Alpine launched a right of review after the race, challenging the pair of five-second penalties that had been applied to Gasly. Following a stewards’ hearing, both penalties were removed, which restores Gasly to the podium positions and drops Isack Hadjar out of the top three.
It’s a sizeable swing in a race where track position is practically currency, and where five seconds can be the difference between a champagne shower and a footnote. For Gasly, it flips the post-race narrative completely: from having a Monaco result blunted by sanction to leaving the weekend with one of the most valuable finishes on the calendar.
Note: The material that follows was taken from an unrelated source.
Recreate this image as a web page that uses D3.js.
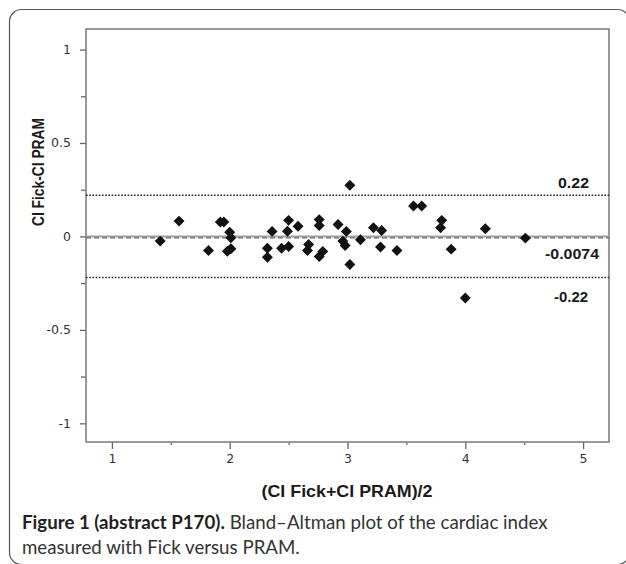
<!DOCTYPE html>
<html><head><meta charset="utf-8">
<script src="https://cdn.jsdelivr.net/npm/d3@7"></script>
<style>
body{margin:0;background:#fff;}
svg{display:block;}
</style></head>
<body>
<svg id="chart" width="626" height="564"></svg>
<script>
// ---- data ----
const meanCI = [1.41,1.57,1.82,1.92,1.95,2.00,2.01,2.01,1.98,2.32,2.32,2.36,2.44,2.50,2.49,2.50,2.58,2.67,2.66,2.76,2.76,2.79,2.76,2.92,2.99,2.96,2.98,3.02,3.02,3.11,3.22,3.29,3.28,3.42,3.56,3.63,3.80,3.79,3.88,4.17,4.51,4.00];
const diffCI = [-0.025,0.082,-0.075,0.077,0.077,0.023,-0.007,-0.066,-0.079,-0.063,-0.111,0.027,-0.063,-0.054,0.028,0.086,0.054,-0.043,-0.075,0.090,0.059,-0.080,-0.107,0.064,0.027,-0.025,-0.048,0.274,-0.150,-0.018,0.047,0.032,-0.057,-0.075,0.163,0.163,0.086,0.047,-0.068,0.041,-0.009,-0.329];
const biasValue = -0.0074;
const upperLoA = 0.22;
const lowerLoA = -0.22;
const xTicks = [1,2,3,4,5];
const xMinorTicks = [1.5,2.5,3.5,4.5];
const yTicks = [-1,-0.5,0,0.5,1];
const yMinorTicks = [-0.75,-0.25,0.25,0.75];
const xTitle = "(CI Fick+CI PRAM)/2";
const yTitle = "CI Fick-CI PRAM";
const captionBold = "Figure 1 (abstract P170).";
const captionRest1 = " Bland\u2013Altman plot of the cardiac index";
const captionLine2 = "measured with Fick versus PRAM.";

// ---- layout ----
const svg = d3.select("#chart");
const L = 86, R = 609, T = 29, B = 442;
const x = d3.scaleLinear().domain([0.78, 5.22]).range([L, R]);
const y = d3.scaleLinear().domain([-1.1, 1.11]).range([B, T]);

// panel border
svg.append("rect").attr("x",9.5).attr("y",9.5).attr("width",620).attr("height",555)
  .attr("rx",12).attr("fill","none").attr("stroke","#555").attr("stroke-width",1.2);

// axes
const yAxis = d3.axisLeft(y).tickValues(yTicks).tickSize(6).tickPadding(9)
  .tickFormat(d => d===0 ? "0" : String(d));
const gy = svg.append("g").attr("transform",`translate(${L},0)`).call(yAxis);
const gyMinor = svg.append("g").attr("transform",`translate(${L},0)`)
  .call(d3.axisLeft(y).tickValues(yMinorTicks).tickSize(5).tickFormat(""));
const xAxis = d3.axisBottom(x).tickValues(xTicks).tickSize(7).tickPadding(5).tickFormat(d3.format("d"));
const gx = svg.append("g").attr("transform",`translate(0,${B})`).call(xAxis);
const gxMinor = svg.append("g").attr("transform",`translate(0,${B})`)
  .call(d3.axisBottom(x).tickValues(xMinorTicks).tickSize(3).tickFormat(""));
[gy,gyMinor,gx,gxMinor].forEach(g=>{
  g.select(".domain").remove();
  g.selectAll(".tick line").attr("stroke","#666").attr("stroke-width",1.3);
  g.selectAll(".tick text").attr("fill","#333").style("font-family","'DejaVu Sans', sans-serif").style("font-size","12.5px");
});

// frame
svg.append("rect").attr("x",L).attr("y",T).attr("width",R-L).attr("height",B-T)
  .attr("fill","none").attr("stroke","#808080").attr("stroke-width",1.6);

// reference lines
svg.append("line").attr("x1",L).attr("x2",R).attr("y1",y(0)).attr("y2",y(0))
  .attr("stroke","#a0a0a0").attr("stroke-width",2);
svg.append("line").attr("x1",L).attr("x2",R).attr("y1",y(biasValue)).attr("y2",y(biasValue))
  .attr("stroke","#666").attr("stroke-width",1.2).attr("stroke-dasharray","5,3");
[upperLoA, lowerLoA].forEach(v=>{
  svg.append("line").attr("x1",L).attr("x2",R).attr("y1",y(v)).attr("y2",y(v))
    .attr("stroke","#222").attr("stroke-width",1.6).attr("stroke-dasharray","1.6,1.6");
});

// points
const diamond = d3.symbol().type(d3.symbolSquare).size(60);
svg.append("g").selectAll("path").data(meanCI.map((m,i)=>[m,diffCI[i]])).join("path")
  .attr("d",diamond)
  .attr("transform",d=>`translate(${x(d[0])},${y(d[1])}) rotate(45)`)
  .attr("fill","#111");

// line labels
const labFont = "'Liberation Sans', Arial, sans-serif";
function lineLabel(txt, v, dy, xEnd, len){
  svg.append("text").attr("x",xEnd).attr("y",y(v)+dy).attr("text-anchor","end")
    .attr("textLength",len).attr("lengthAdjust","spacingAndGlyphs")
    .style("font-family",labFont).style("font-weight","bold").style("font-size","15px")
    .attr("fill","#1a1a1a").text(txt);
}
lineLabel(String(upperLoA), upperLoA, -7.5, 589, 31);
lineLabel(String(biasValue), biasValue, 21.5, 599, 54);
lineLabel(String(lowerLoA), lowerLoA, 24, 588, 34);

// axis titles
svg.append("text").attr("x",(L+R)/2 - 0.5).attr("y",497).attr("text-anchor","middle")
  .attr("textLength",171).attr("lengthAdjust","spacingAndGlyphs")
  .style("font-family",labFont).style("font-weight","bold").style("font-size","16.5px")
  .attr("fill","#1a1a1a").text(xTitle);
svg.append("text").attr("transform","translate(44,172) rotate(-90)").attr("text-anchor","middle")
  .attr("textLength",108).attr("lengthAdjust","spacingAndGlyphs")
  .style("font-family",labFont).style("font-weight","bold").style("font-size","16.5px")
  .attr("fill","#1a1a1a").text(yTitle);

// caption
const capFont = "Lato, 'Open Sans', sans-serif";
const cap1 = svg.append("text").attr("x",22).attr("y",529).style("font-family",capFont).style("font-size","16px");
cap1.append("tspan").style("font-weight","bold").attr("fill","#231f20").text(captionBold);
cap1.append("tspan").attr("fill","#333").text(captionRest1);
const cap2 = svg.append("text").attr("x",22).attr("y",554).style("font-family",capFont).style("font-size","16px")
  .attr("fill","#333").text(captionLine2);
// fit caption font to target width
const w1 = cap1.node().getComputedTextLength();
const fs = 16 * 526 / w1;
cap1.style("font-size", fs + "px");
cap2.style("font-size", fs + "px");
</script>
</body></html>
For Alpine, it’s not just points reclaimed — it’s a statement of intent. The team didn’t shrug and move on; it went back in, found enough new material to trigger the right of review mechanism, and convinced the stewards that the original decisions didn’t stand. In a season where margins are thin and reputations are formed as much in the stewards’ room as on the stopwatch, that kind of procedural win matters.
Hadjar, meanwhile, is the collateral damage. Losing a podium in Monaco is brutal at the best of times, but especially so when you’ve already done the hard part — surviving the walls, the strategy games, and the slow-motion tension that comes with defending or attacking around streets that punish even optimism. The demotion doesn’t necessarily say anything about Hadjar’s Sunday; it says everything about how decisive these late calls can be once the rulebook gets its second read.
There will be plenty of paddock chatter about what this means beyond the trophy cabinet. Monaco points are never “just” points, and a reversed decision like this tends to sharpen the competitive instincts up and down the pitlane: teams will be quicker to challenge, drivers will be more forceful in their post-race debriefs, and everyone will be poring over precedents because nobody wants to be the one leaving a podium on the table.
Gasly, though, won’t care about any of that today. The record books now show him on the Monaco podium in 2026 — and that’s the kind of correction that can lift an entire campaign.